**PROVIDED INFORMATION**
########

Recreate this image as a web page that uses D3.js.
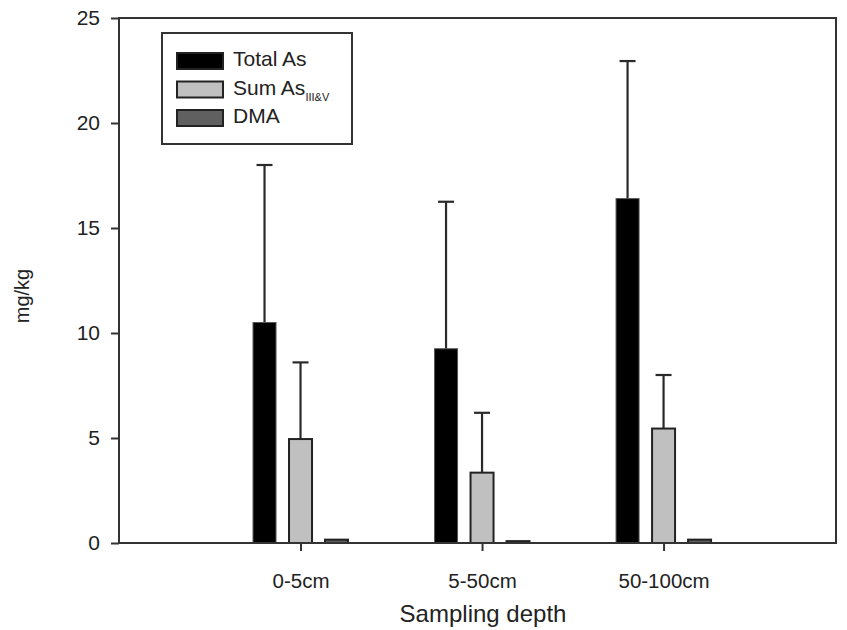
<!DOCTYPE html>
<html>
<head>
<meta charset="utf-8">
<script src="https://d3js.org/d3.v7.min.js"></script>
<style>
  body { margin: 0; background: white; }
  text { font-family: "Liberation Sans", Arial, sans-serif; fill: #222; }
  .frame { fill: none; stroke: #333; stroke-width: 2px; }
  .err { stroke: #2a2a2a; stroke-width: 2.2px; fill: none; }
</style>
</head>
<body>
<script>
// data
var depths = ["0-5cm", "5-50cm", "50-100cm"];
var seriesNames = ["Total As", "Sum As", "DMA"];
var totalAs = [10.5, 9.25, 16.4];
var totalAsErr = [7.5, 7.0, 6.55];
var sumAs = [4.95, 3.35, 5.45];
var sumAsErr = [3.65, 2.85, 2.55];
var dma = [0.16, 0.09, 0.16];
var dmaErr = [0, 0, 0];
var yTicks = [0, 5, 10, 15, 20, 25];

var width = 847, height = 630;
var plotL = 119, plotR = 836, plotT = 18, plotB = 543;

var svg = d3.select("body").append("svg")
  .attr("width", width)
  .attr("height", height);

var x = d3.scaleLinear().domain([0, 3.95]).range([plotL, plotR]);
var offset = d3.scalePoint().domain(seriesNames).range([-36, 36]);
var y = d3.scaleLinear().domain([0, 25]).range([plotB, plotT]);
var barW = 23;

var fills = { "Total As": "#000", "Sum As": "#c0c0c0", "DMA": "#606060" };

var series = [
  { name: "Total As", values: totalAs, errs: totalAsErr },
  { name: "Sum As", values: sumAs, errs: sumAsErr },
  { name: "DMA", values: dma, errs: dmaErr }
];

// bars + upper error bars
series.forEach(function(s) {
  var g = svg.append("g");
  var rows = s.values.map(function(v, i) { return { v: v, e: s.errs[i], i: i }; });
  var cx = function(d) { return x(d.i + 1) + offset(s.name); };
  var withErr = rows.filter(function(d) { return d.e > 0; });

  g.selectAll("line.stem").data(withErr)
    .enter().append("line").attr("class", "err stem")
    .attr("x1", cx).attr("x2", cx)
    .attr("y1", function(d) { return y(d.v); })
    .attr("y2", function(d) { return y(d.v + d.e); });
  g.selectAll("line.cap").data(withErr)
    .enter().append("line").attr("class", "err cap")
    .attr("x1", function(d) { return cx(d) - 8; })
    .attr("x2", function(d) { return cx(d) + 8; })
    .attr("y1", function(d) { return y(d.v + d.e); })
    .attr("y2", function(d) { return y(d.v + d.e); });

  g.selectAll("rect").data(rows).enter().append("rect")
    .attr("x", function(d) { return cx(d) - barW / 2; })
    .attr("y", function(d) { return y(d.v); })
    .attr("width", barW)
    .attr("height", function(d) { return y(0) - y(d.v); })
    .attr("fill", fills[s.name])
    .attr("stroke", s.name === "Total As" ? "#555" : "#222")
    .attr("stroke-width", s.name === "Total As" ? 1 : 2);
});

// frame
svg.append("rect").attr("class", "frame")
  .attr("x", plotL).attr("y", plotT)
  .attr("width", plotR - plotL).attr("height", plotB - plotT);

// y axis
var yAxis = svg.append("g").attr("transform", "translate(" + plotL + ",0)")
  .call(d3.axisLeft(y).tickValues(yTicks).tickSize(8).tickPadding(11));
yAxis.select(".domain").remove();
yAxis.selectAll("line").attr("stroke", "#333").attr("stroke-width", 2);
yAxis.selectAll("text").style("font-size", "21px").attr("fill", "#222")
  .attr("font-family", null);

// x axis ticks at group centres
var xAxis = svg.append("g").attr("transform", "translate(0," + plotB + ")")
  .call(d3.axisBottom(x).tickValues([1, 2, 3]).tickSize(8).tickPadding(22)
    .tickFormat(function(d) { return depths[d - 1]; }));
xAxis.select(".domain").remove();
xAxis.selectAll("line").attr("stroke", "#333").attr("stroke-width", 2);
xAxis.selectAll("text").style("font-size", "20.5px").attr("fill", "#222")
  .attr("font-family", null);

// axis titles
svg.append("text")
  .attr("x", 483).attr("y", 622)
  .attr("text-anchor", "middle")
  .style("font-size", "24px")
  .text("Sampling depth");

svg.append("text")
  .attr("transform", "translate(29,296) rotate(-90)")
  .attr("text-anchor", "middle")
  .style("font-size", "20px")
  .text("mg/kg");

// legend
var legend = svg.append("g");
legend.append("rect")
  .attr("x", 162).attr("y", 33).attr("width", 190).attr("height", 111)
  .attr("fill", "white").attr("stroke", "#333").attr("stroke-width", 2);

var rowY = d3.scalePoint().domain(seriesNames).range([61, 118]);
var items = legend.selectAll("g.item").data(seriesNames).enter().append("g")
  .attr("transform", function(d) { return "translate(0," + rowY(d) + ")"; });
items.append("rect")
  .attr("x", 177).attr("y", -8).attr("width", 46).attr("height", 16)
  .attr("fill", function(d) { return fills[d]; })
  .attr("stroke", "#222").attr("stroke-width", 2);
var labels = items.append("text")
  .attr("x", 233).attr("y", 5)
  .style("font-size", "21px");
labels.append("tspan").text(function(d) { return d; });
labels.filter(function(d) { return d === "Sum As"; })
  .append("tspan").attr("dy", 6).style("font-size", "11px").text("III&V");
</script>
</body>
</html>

########

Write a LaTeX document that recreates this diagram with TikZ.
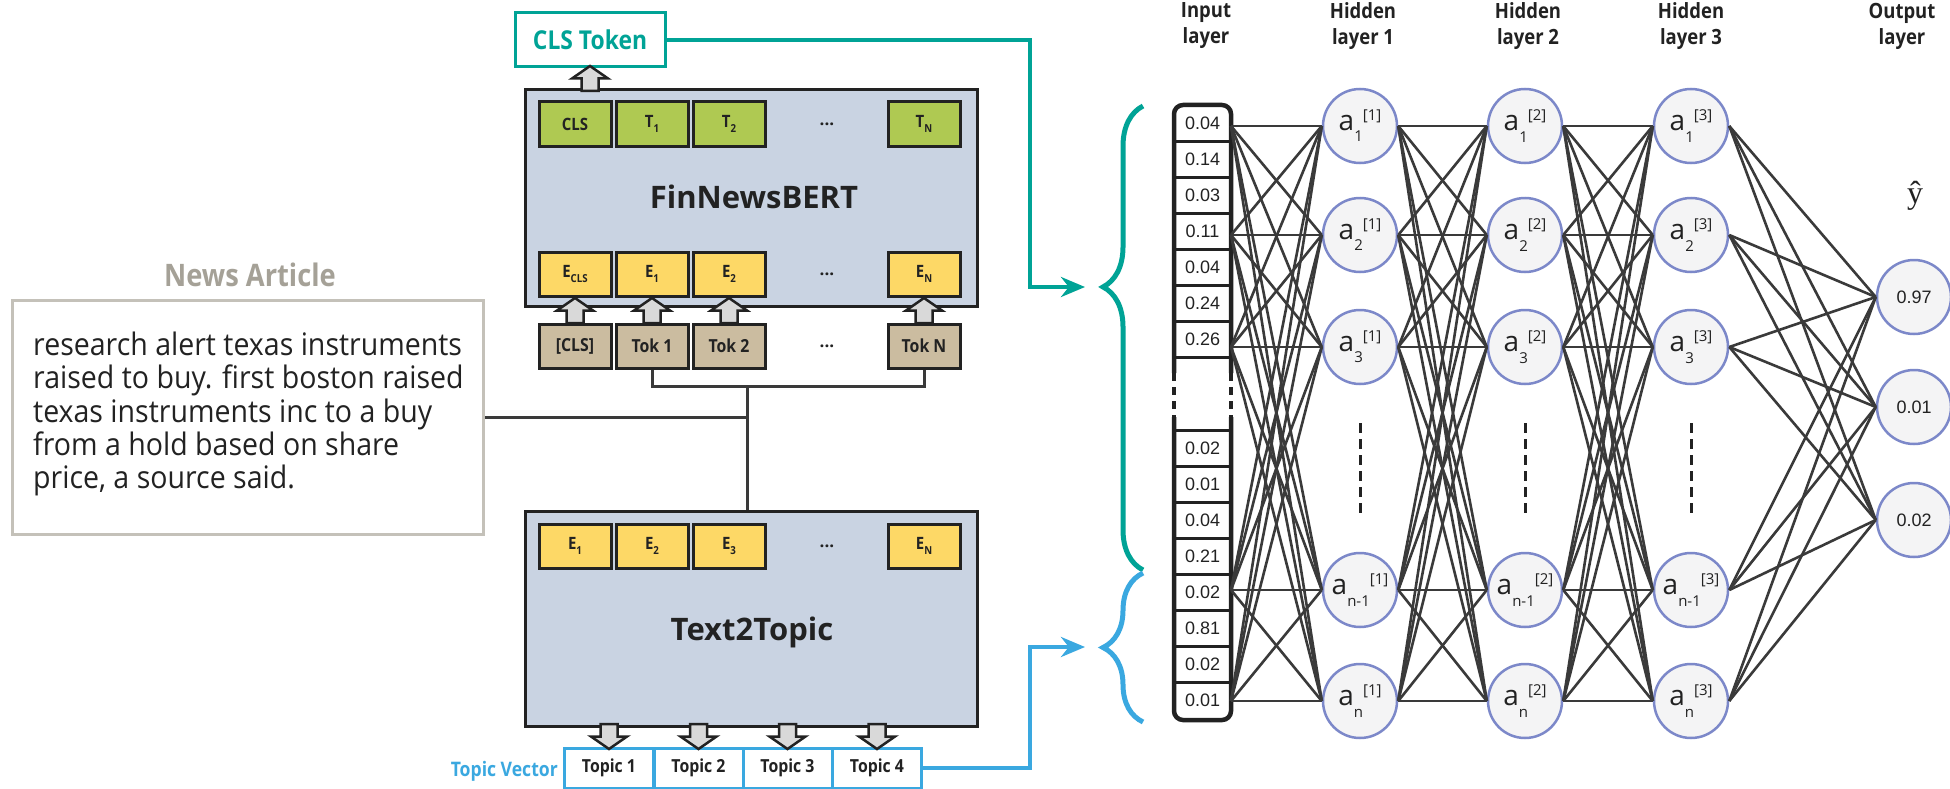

########

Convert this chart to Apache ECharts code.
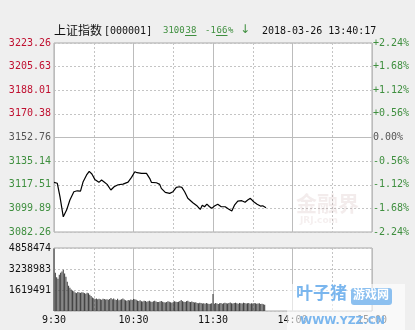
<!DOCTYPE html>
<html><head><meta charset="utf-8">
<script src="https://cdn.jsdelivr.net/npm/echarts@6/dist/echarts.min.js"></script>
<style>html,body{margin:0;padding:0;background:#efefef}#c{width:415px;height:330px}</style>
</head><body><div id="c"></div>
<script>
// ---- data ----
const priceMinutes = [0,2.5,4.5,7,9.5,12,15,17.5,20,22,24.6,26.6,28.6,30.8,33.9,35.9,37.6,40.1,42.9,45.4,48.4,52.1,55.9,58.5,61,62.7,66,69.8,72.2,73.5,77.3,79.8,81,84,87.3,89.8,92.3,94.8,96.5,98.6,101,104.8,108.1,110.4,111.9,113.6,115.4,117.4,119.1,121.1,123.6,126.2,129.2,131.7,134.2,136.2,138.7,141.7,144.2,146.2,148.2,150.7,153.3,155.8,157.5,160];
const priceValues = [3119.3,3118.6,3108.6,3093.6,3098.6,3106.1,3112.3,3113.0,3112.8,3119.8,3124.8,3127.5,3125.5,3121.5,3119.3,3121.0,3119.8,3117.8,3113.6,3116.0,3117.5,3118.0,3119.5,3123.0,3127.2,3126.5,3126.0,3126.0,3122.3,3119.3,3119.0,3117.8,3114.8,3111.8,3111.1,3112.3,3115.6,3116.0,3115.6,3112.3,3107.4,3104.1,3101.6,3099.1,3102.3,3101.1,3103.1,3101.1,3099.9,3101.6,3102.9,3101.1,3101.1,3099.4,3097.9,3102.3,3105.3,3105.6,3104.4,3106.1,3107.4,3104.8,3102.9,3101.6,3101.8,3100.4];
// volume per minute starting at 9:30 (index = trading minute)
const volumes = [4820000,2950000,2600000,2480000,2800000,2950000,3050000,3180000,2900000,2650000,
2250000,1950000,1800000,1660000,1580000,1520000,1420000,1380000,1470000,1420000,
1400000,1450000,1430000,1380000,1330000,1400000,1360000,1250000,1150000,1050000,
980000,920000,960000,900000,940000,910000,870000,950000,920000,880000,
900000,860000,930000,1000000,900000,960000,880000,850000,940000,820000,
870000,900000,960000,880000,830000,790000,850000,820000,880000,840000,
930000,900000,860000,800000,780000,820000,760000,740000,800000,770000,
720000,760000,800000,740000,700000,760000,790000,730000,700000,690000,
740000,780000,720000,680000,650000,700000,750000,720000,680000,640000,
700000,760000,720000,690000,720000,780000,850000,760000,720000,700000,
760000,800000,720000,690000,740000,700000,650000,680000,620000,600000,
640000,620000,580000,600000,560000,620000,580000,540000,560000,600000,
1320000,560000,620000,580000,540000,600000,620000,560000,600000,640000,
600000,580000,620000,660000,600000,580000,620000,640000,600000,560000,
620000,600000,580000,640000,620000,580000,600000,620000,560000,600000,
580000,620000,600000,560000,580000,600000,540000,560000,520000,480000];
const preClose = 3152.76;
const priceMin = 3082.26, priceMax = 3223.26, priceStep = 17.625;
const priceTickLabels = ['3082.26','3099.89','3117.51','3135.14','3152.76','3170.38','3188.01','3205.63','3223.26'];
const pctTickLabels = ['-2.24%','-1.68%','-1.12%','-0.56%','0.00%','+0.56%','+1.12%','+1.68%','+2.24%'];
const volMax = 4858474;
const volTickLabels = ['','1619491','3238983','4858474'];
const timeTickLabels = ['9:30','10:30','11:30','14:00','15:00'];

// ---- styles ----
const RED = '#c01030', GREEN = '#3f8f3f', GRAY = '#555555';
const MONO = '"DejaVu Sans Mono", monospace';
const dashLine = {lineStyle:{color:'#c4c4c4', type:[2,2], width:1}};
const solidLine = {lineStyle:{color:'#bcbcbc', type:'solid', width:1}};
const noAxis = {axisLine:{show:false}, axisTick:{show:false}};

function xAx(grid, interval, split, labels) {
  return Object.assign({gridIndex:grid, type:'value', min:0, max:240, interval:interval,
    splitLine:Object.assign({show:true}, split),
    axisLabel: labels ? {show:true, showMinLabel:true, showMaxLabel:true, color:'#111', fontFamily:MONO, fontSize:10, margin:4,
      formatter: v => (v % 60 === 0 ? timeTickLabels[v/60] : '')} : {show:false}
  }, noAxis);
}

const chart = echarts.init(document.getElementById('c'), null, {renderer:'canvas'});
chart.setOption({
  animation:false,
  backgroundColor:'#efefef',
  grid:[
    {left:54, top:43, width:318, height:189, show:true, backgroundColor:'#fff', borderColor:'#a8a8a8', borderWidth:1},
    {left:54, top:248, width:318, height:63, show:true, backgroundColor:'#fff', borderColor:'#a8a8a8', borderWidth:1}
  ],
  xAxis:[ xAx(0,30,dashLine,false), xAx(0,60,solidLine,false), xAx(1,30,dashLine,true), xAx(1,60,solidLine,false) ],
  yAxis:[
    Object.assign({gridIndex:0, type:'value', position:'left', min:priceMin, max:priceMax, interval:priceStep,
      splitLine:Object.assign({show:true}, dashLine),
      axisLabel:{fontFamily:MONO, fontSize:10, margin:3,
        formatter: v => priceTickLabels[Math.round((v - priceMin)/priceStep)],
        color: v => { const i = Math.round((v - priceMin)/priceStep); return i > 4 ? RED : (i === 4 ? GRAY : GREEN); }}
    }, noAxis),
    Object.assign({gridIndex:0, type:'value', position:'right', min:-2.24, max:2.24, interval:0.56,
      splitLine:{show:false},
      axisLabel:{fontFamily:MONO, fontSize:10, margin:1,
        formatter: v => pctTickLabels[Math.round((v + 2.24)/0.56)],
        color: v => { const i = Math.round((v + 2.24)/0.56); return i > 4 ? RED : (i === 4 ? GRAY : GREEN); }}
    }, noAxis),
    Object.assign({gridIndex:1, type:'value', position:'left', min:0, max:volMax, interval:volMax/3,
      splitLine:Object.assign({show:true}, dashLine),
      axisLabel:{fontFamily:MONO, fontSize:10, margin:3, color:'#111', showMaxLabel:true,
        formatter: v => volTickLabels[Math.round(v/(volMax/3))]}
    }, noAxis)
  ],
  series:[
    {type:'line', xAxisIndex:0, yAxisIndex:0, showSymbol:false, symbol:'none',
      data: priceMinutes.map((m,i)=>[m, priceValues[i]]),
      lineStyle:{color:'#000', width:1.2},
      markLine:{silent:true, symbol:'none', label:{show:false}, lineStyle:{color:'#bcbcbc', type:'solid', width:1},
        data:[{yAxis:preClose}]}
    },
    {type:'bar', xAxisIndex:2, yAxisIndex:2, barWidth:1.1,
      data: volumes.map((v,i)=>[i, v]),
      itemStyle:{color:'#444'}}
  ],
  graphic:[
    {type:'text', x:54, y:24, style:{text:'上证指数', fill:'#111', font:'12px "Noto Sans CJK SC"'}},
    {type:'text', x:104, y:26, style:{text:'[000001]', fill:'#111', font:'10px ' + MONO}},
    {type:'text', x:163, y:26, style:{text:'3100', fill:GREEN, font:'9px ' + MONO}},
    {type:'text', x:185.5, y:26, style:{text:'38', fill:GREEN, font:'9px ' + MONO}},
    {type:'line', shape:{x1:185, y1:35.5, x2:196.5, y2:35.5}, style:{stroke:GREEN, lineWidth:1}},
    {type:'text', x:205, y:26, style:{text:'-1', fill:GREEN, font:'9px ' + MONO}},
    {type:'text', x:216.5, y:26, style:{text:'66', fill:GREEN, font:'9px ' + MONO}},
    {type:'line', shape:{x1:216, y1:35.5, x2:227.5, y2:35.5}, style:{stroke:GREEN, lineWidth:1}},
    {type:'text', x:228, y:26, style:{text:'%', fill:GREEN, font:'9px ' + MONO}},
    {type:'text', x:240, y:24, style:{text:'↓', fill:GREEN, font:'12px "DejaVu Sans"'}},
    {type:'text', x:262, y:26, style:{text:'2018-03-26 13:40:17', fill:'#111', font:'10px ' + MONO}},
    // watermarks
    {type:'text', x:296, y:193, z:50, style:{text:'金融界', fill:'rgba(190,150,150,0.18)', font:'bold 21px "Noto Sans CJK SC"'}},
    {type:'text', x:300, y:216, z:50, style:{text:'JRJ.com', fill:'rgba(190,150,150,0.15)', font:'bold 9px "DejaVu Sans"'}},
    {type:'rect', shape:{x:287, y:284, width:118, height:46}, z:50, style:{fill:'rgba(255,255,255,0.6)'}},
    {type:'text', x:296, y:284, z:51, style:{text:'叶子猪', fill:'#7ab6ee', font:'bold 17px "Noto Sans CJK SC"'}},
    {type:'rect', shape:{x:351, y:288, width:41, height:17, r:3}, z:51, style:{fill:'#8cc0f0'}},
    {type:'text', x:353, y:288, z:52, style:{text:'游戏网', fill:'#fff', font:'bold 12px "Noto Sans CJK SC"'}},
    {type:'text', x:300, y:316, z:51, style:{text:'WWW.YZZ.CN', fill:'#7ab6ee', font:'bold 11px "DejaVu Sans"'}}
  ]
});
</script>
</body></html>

########

**WHAT IS REQUIRED**
Find every line in the records that contains the word "this"; copy those lines.

**ANSWER**
Recreate this image as a web page that uses D3.js.
Write a LaTeX document that recreates this diagram with TikZ.
Convert this chart to Apache ECharts code.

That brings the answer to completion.